Am I a narcissist?
Don't answer that.
It's a question I've been asking myself a lot lately, though, mostly because of a book I recently read about Bikram Yoga.
Hell-Bent: Obsession, Pain, and My Search for Transcendence or Something Like It is one of those books that every yoga teacher should read, not for inspiration or teaching tips (certainly not!) but for a good chuckle and some insight into what NOT to do. It paints a picture of Bikram Choudhury as an egotistic, selfish, power-mongering, money-hungry man that founded Bikram Yoga. I laughed at his crazy antics and even crazier tall tales. He sits in a throne during his teacher trainings while his students fawn over him offering massages and fetching him his drink of choice--Coke. He says he never sleeps, and yet is never out of bed in time to teach an early class. He no longer practices the yoga that's made him rich. He invented the disco ball. There are a million other unfounded and ridiculous claims.

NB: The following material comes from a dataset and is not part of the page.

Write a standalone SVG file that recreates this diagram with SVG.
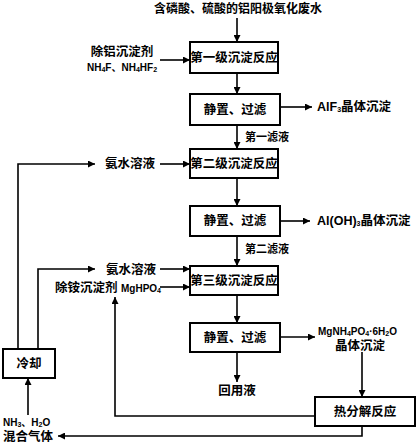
<svg xmlns="http://www.w3.org/2000/svg" width="417" height="444" viewBox="0 0 417 444">
<defs>
<marker id="ah" viewBox="0 0 10 10" refX="10" refY="5" markerWidth="7" markerHeight="7" markerUnits="userSpaceOnUse" orient="auto">
<path d="M0,0 L10,5 L0,10 z" fill="#000"/>
</marker>
<style>
text{font-family:"Liberation Sans","Noto Sans CJK SC",sans-serif;font-weight:bold;fill:#000;dominant-baseline:central}
.box{fill:#fff;stroke:#000;stroke-width:2}
.c{text-anchor:middle}
.b{font-size:12.5px}
.t{font-size:12px}
.s{font-size:10px}
.m{font-size:11px}
.sub{font-size:7px}
#connectors path{fill:none;stroke:#000;stroke-width:1.6}
#connectors .a{marker-end:url(#ah)}
</style>
</defs>
<rect width="417" height="444" fill="#fff"/>
<g id="connectors">
<path class="a" d="M237 18V42"/>
<path class="a" d="M237 73V94"/>
<path class="a" d="M237 125V149"/>
<path class="a" d="M237 178V206"/>
<path class="a" d="M237 236V266"/>
<path class="a" d="M237 295V323"/>
<path class="a" d="M237 352V382"/>
<path class="a" d="M160 60H190"/>
<path class="a" d="M280 107H312"/>
<path class="a" d="M160 164H190"/>
<path class="a" d="M280 221H310"/>
<path class="a" d="M160 269H190"/>
<path class="a" d="M160 287H190"/>
<path class="a" d="M280 337H315"/>
<path class="a" d="M18 349V164H95"/>
<path class="a" d="M38 349V269H95"/>
<path class="a" d="M362 352V397"/>
<path class="a" d="M315 416H115V297"/>
<path class="a" d="M362 426V436H58"/>
<path class="a" d="M28 415V378"/>
</g>
<g id="title"><text class="c t" x="238" y="9">含磷酸、硫酸的铝阳极氧化废水</text></g>
<g id="reagent1"><text class="c b" x="122" y="52">除铝沉淀剂</text><text class="c s" x="122" y="67">NH<tspan class="sub" dy="2">4</tspan><tspan dy="-2">F、NH</tspan><tspan class="sub" dy="2">4</tspan><tspan dy="-2">HF</tspan><tspan class="sub" dy="2">2</tspan></text></g>
<g id="stage1"><rect class="box" x="190" y="42" width="88" height="31"/><text class="c b" x="234" y="58">第一级沉淀反应</text></g>
<g id="filter1"><rect class="box" x="190" y="94" width="90" height="31"/><text class="c b" x="235" y="110">静置、过滤</text></g>
<g id="alf3"><text class="b" x="317" y="107">AlF<tspan class="sub" dy="2">3</tspan><tspan dy="-2">晶体沉淀</tspan></text></g>
<g id="filtrate1"><text class="m" x="245" y="137">第一滤液</text></g>
<g id="ammonia1"><text class="c b" x="130" y="164">氨水溶液</text></g>
<g id="stage2"><rect class="box" x="190" y="149" width="88" height="29"/><text class="c b" x="234" y="164">第二级沉淀反应</text></g>
<g id="filter2"><rect class="box" x="190" y="206" width="90" height="30"/><text class="c b" x="235" y="221">静置、过滤</text></g>
<g id="aloh3"><text class="b" x="317" y="221">Al(OH)<tspan class="sub" dy="2">3</tspan><tspan dy="-2">晶体沉淀</tspan></text></g>
<g id="filtrate2"><text class="m" x="245" y="249">第二滤液</text></g>
<g id="ammonia2"><text class="c b" x="131" y="270">氨水溶液</text></g>
<g id="reagent3"><text class="b" x="55" y="288">除铵沉淀剂 <tspan class="s">MgHPO</tspan><tspan class="sub" dy="2">4</tspan></text></g>
<g id="stage3"><rect class="box" x="190" y="266" width="88" height="29"/><text class="c b" x="234" y="281">第三级沉淀反应</text></g>
<g id="filter3"><rect class="box" x="190" y="323" width="90" height="29"/><text class="c b" x="235" y="338">静置、过滤</text></g>
<g id="struvite"><text class="s" x="318" y="331">MgNH<tspan class="sub" dy="2">4</tspan><tspan dy="-2">PO</tspan><tspan class="sub" dy="2">4</tspan><tspan dy="-2">·6H</tspan><tspan class="sub" dy="2">2</tspan><tspan dy="-2">O</tspan></text><text class="c b" x="360" y="346">晶体沉淀</text></g>
<g id="reuse"><text class="c b" x="237" y="391">回用液</text></g>
<g id="cooling"><rect class="box" x="3" y="349" width="52" height="29"/><text class="c b" x="29" y="364">冷却</text></g>
<g id="thermal"><rect class="box" x="315" y="397" width="100" height="29"/><text class="c b" x="365" y="412">热分解反应</text></g>
<g id="gas"><text class="s" x="3" y="422">NH<tspan class="sub" dy="2">3</tspan><tspan dy="-2">、H</tspan><tspan class="sub" dy="2">2</tspan><tspan dy="-2">O</tspan></text><text class="b" x="3" y="437">混合气体</text></g>
</svg>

It's easy to condemn Bikram--to say he doesn't embody the true spirit of yoga. He definitely has his faults. But here's the thing: All of us have some of the narcissistic qualities Lorr describes in his book.
I've never made any outlandish claims. I don't have any trademarks. I've never sued any one. But all the Bikram hubub of late has made me think about my own motives for becoming a yoga teacher. I often tell people about how the yoga that I practice can improve their lives. I fancy myself so wise that I write about my experiences with yoga in 3 different blogs (sometimes more!). I look at other people's postures and tell them how to improve. I collect money for my expertise. And while I certainly practice as much as I can, there are those times when I don't unroll my mat nearly enough. I occasionally enjoy a Coke. I collect yoga clothes in much the same way Bikram collects cars. I don't always practice what I preach, but I still think people should listen to what I have to say. And I have a LOT to say.

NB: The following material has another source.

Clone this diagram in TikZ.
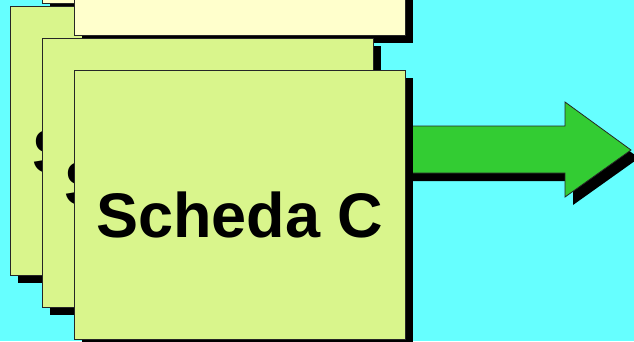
\documentclass[tikz,border=0pt]{standalone}
\usepackage{fontspec}
\setmainfont{Liberation Sans}
\definecolor{bgcyan}{RGB}{102, 255, 255}
\definecolor{cardgreen}{RGB}{217, 245, 140}
\definecolor{cardcream}{RGB}{255, 255, 204}
\definecolor{arrowgreen}{RGB}{51, 204, 51}
\usetikzlibrary{shadows}
\tikzstyle{card} = [draw=black!85, line width=0.8pt, minimum width=331pt, minimum height=269pt,
                    inner sep=0pt, anchor=north west,
                    general shadow={fill=black, shadow xshift=8pt, shadow yshift=-8pt}]
\tikzstyle{greencard} = [card, fill=cardgreen]
\tikzstyle{creamcard} = [card, fill=cardcream]
\tikzstyle{cardlabel} = [font=\bfseries\fontsize{63}{63}\selectfont, inner sep=0pt]
\tikzstyle{bigarrow} = [draw=black!85, line width=0.8pt, fill=arrowgreen,
                        general shadow={fill=black, shadow xshift=8pt, shadow yshift=-8pt}]
\begin{document}
\begin{tikzpicture}[x=1pt, y=-1pt]
                    \useasboundingbox[fill=bgcyan] (0, 0) rectangle (634, 341);
                    \node[creamcard] (creamB) at (42, -266) {};
                    \node[greencard, label={[cardlabel, yshift=-10pt]center:Scheda A}] (cardA) at (10, 6) {};
                    \node[creamcard] (creamC) at (74, -234) {};
                    \node[greencard, label={[cardlabel, yshift=-10pt]center:Scheda B}] (cardB) at (42, 38) {};
                    \draw[bigarrow] (400, 126) -- (565, 126) -- (565, 102) -- (631, 150)
                                    -- (565, 197) -- (565, 173) -- (400, 173) -- cycle;
                    \node[greencard, label={[cardlabel, yshift=-10pt]center:Scheda C}] (cardC) at (74, 70) {};
                \end{tikzpicture}
\end{document}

If I learn nothing else from Bikram, I'm thankful for this lesson: It's important to explore my own narcissistic qualities from time to time to keep myself in check. It's even more important to be honest with my students (and everyone else who might look to me for guidance or inspiration) about my shortcomings and my own struggles with ego, ambition, and pride. Because it's only after we understand and accept ourselves (the good and the bad) can we begin to teach others how to accept themselves. For me, that's what yoga is all about.